I got DNS in my anti-spam product. And I've got anti-spam in my DNS management. This all happened while working on my "Top 10 things you should know about spam" while also putting together an RFP (Request for Proposal) for a review on DNS service tools. DNS plays a big role in identification and verification systems including DKIM (Domain Keys Identified Mail).
I'm finding that DNS systems going online today may be asked to take on a bigger network over the next three to six years. Let me break this down.
First, I get the sense that DNS and the more comprehensive IPAM (IP Address Management) tools will take on bigger roles as IPv6 begins to gain traction. With an ever-growing collection of devices (both physical and virtual) needing IP address service and management, DNS will move from the shadows--where it has played a reliable and remarkably understated role in facilitating the Internet revolution--to the forefront.
Second, I get the time frame from the gracious organization that has offered to host our DNS Labs on Site in the near future. (More details on that story as we get closer to the results.) Suffice it to say that this organization has been using a DNS system that was put in place many years ago. How long ago is still somewhat of a mystery. What I do know is that the person who brought the system to life and created many of the scripts to manage zone updates and other management functions hasn't been with the organization for more than six years. One vendor in our DNS round up dubbed this mythical being as "ponytail guy." I instantly knew who they were talking about. Given the coming of IPv6 and the rampage of virtual-everything I think it will take a lot less than six to eight years for "ponytail guy" to be missed.
The anti-spam in the above equation came as I was re-reading my test notes from e-mail spam tests over the past several years. DKIM uses DNS to verify that the supposed sender of a piece of e-mail was in fact the sender. While not an anti-spam tool per se, DKIM does help systems that use sender identity along with sender reputation to make a guess at what e-mail is spam and what is ham.

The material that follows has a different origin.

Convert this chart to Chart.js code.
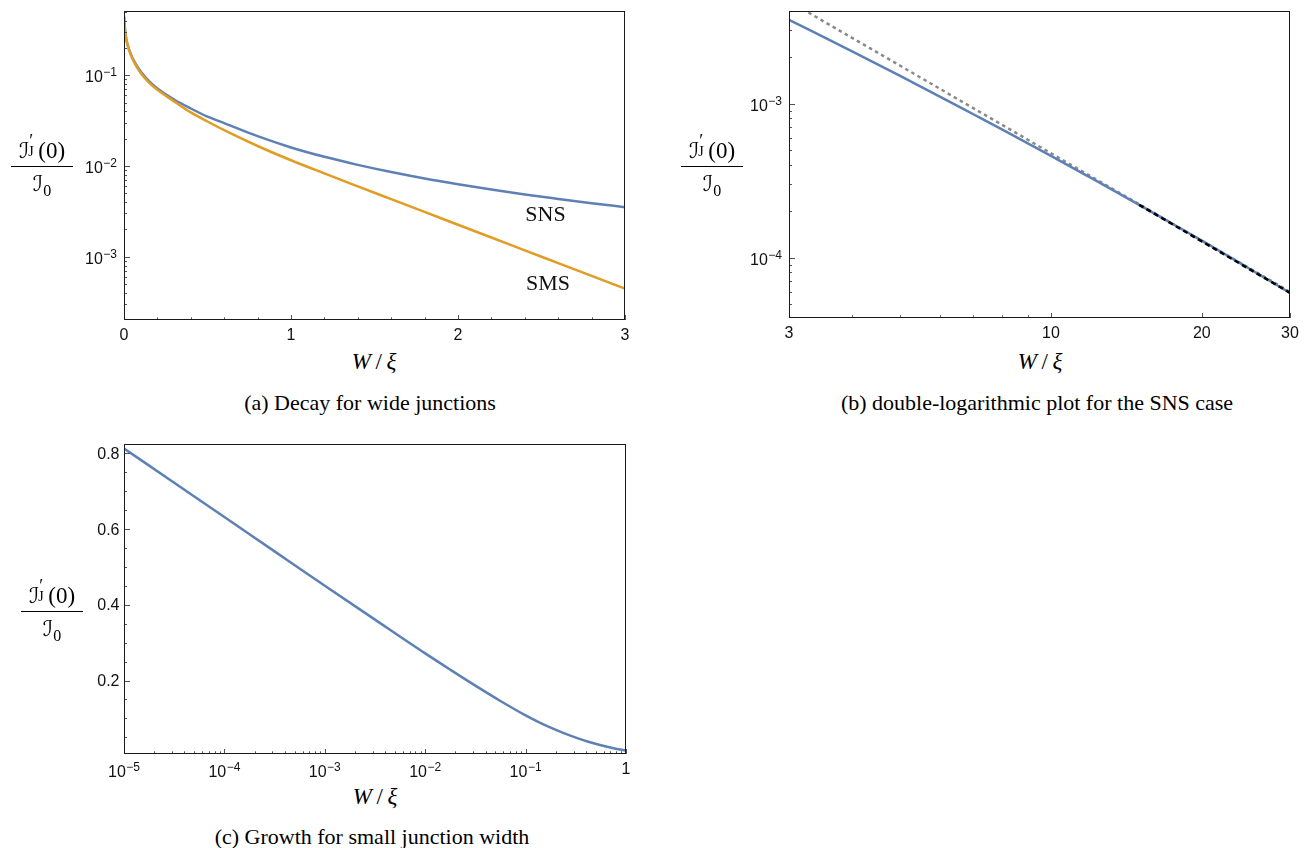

As DNS takes on this enlarged role, systems that provide DNS and that were once thought to be running just fine may need to be re-evaluated. I am most emphatically NOT advocating that these systems be junked wholesale. I suspect that for the majority of organizations, the existing DNS solution will work just fine. IPv6 has been a long time coming and there are very few systems that can't at least be upgraded to handle the bigger address space. Many DNS systems have supported IPv6 for years. However, for IT network managers who have an eye to the future and who anticipate adding more services to their network that enhance business processes, taking another look at basic network services including DNS and DHCP may be in order.